5月29日、東京ドームで開催された〈サザンオールスターズ LIVE TOUR 2025「THANK YOU SO MUCH!!」〉を観た。当日の詳細なレポートは既にさまざまなメディアで公開済みかと思うので、本稿では演奏楽曲に触れつつ、僭越ながら筆者なりの印象や視点などを交えたテキストを綴ってみたいと思う。
この日のライブは今年1月の石川を皮切りにアリーナ8会場・ドーム5会場の計13カ所26公演で総動員数のべ60万人(加えて全国の劇場にて約15万人がライブビューイングで観覧)という壮大な全国ツアーの大千秋楽だった。この日、筆者は初日の金沢を観て以来の参加だった。初日と千秋楽、アリーナとドームにはそれぞれの面白さがあるのだが、そこを差し引いても、ライブ序盤から、セットリストの構成、演奏、曲間のインターバルなど、公演を重ねたことで細部まで徹底的なまでに〈仕上げてきた〉と感じた。桑田の喉はすこぶる調子が良さそうで、原 由子、関口和之、松田 弘、野沢秀行のプレイもアレンジの最も気持ちのいいポイントでビシッと決まり、斎藤 誠、片山敦夫らサポートメンバーの的確なアンサンブルも楽曲をもり立てる。
ちなみに筆者は昨年9月に“ジャンヌ・ダルクによろしく”についての短評をMikikiに寄稿しているが、セットリストの2曲目を担ったこの曲は、やはり大会場であればあるほどよく映えた。サポートギタリストの斎藤 誠が弾き出す低音弦のヘヴィかつキャッチーな王道ロック風のリフが鳴り響くと同時に、燦然と輝く太字の電飾でステージ背面いっぱいに〈SOUTHERN ALL STARS〉の文字が映し出されたときの、あの快感といったら! 本当に鳥肌モノだった。

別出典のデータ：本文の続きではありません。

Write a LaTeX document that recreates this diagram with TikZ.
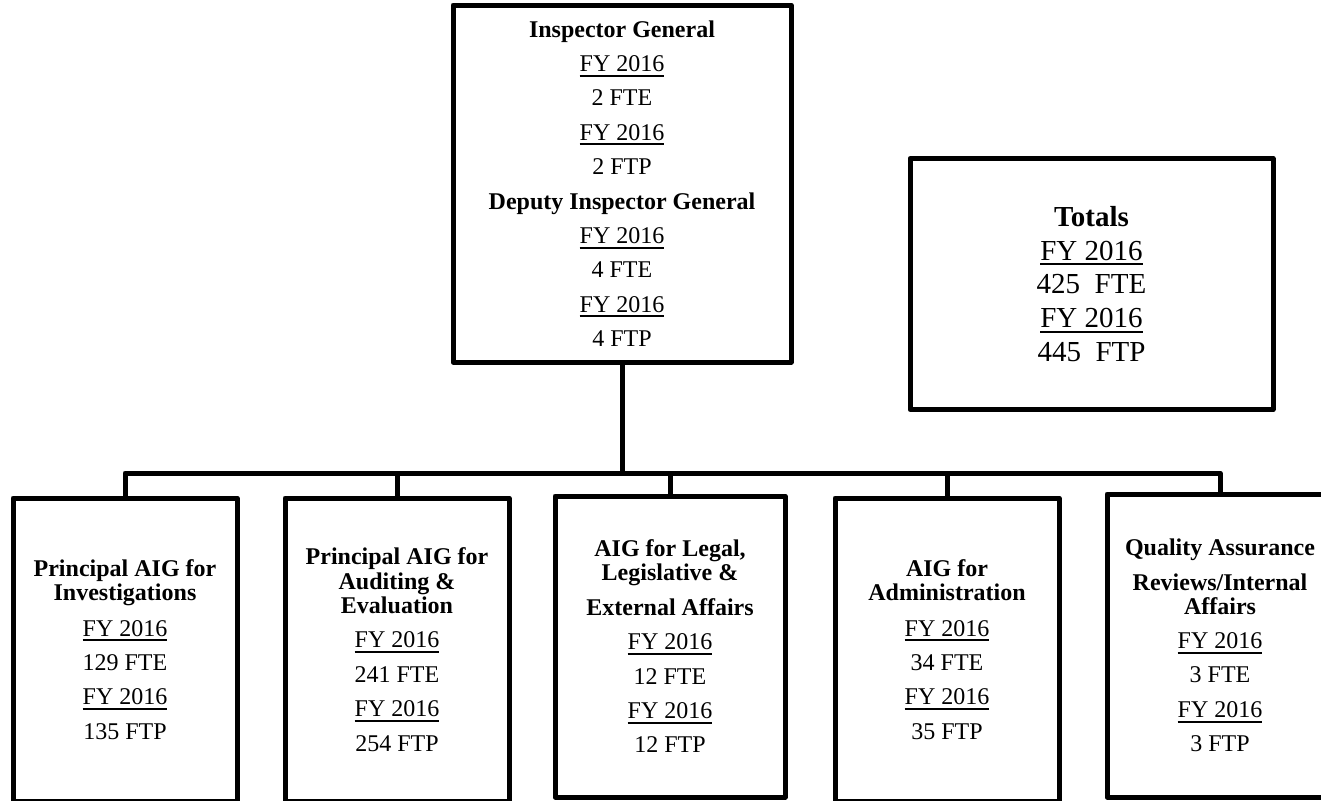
\documentclass[tikz,border=0pt]{standalone}
\usepackage{fontspec}
\setmainfont{Liberation Serif}
\newsavebox\ulbox
\newcommand\ulfy[1]{\sbox\ulbox{#1}\rlap{\rule[-2.6pt]{\wd\ulbox}{1pt}}\usebox\ulbox}
\tikzset{
  orgbox/.style={draw, line width=2.5pt, line join=round, align=center, inner sep=0pt,
    font=\fontsize{12}{17.2}\selectfont},
  conn/.style={line width=2.5pt, line join=round},
}
\begin{document}
\begin{tikzpicture}[x=0.5pt,y=-0.5pt]
\useasboundingbox (0,0) rectangle (1321,800);
\clip (0,0) rectangle (1321,800);

\node[orgbox, minimum width=169pt, minimum height=178.5pt] (top) at (622,183.5)
  {\textbf{Inspector General}\\ \ulfy{FY 2016}\\ 2 FTE\\ \ulfy{FY 2016}\\ 2 FTP\\
   \textbf{Deputy Inspector General}\\ \ulfy{FY 2016}\\ 4 FTE\\ \ulfy{FY 2016}\\ 4 FTP};

\node[orgbox, minimum width=181.5pt, minimum height=125.5pt,
  font=\fontsize{14.5}{16.9}\selectfont] (tot) at (1091.5,284)
  {\textbf{Totals}\\ \ulfy{FY 2016}\\ 425\ \ FTE\\ \ulfy{FY 2016}\\ 445\ \ FTP};

\node[orgbox, minimum width=112pt, minimum height=151.5pt] (b1) at (125,649.5)
  {\textbf{Principal AIG for}\\[-5.2pt] \textbf{Investigations}\\[0.6pt] \ulfy{FY 2016}\\ 129 FTE\\ \ulfy{FY 2016}\\ 135 FTP};

\node[orgbox, minimum width=112pt, minimum height=151.5pt] (b2) at (397,649.5)
  {\textbf{Principal AIG for}\\[-5pt] \textbf{Auditing \&}\\[-5pt] \textbf{Evaluation}\\ \ulfy{FY 2016}\\ 241 FTE\\ \ulfy{FY 2016}\\ 254 FTP};

\node[orgbox, minimum width=115pt, minimum height=150.5pt] (b3) at (670,646.5)
  {\textbf{AIG for Legal,}\\[-5.2pt] \textbf{Legislative \&}\\ \textbf{External Affairs}\\ \ulfy{FY 2016}\\ 12 FTE\\ \ulfy{FY 2016}\\ 12 FTP};

\node[orgbox, minimum width=112pt, minimum height=151.5pt] (b4) at (947,649.5)
  {\textbf{AIG for}\\[-5.2pt] \textbf{Administration}\\[0.6pt] \ulfy{FY 2016}\\ 34 FTE\\ \ulfy{FY 2016}\\ 35 FTP};

\node[orgbox, minimum width=113pt, minimum height=151.5pt] (b5) at (1220,645.5)
  {\textbf{Quality Assurance}\\ \textbf{Reviews/Internal}\\[-5.2pt] \textbf{Affairs}\\ \ulfy{FY 2016}\\ 3 FTE\\ \ulfy{FY 2016}\\ 3 FTP};

\coordinate (bus) at (622,473);
\draw[conn] (top.south) -- (bus);
\draw[conn] (bus) -| (b1.north);
\draw[conn] (bus) -| (b2.north);
\draw[conn] (bus) -| (b3.north);
\draw[conn] (bus) -| (b4.north);
\draw[conn] (bus) -| (b5.north);
\end{tikzpicture}
\end{document}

続いて、“せつない胸に風が吹いてた”、“愛する女性(ひと)とのすれ違い”、“海”、“ラチエン通りのシスター”、“神の島遥か国”などファンにお馴染みの人気曲をリラックスしたムードで奏でると、より肉体性をディープにアップデートした“愛の言霊(ことだま)〜Spiritual Message〜”で序盤を締めた。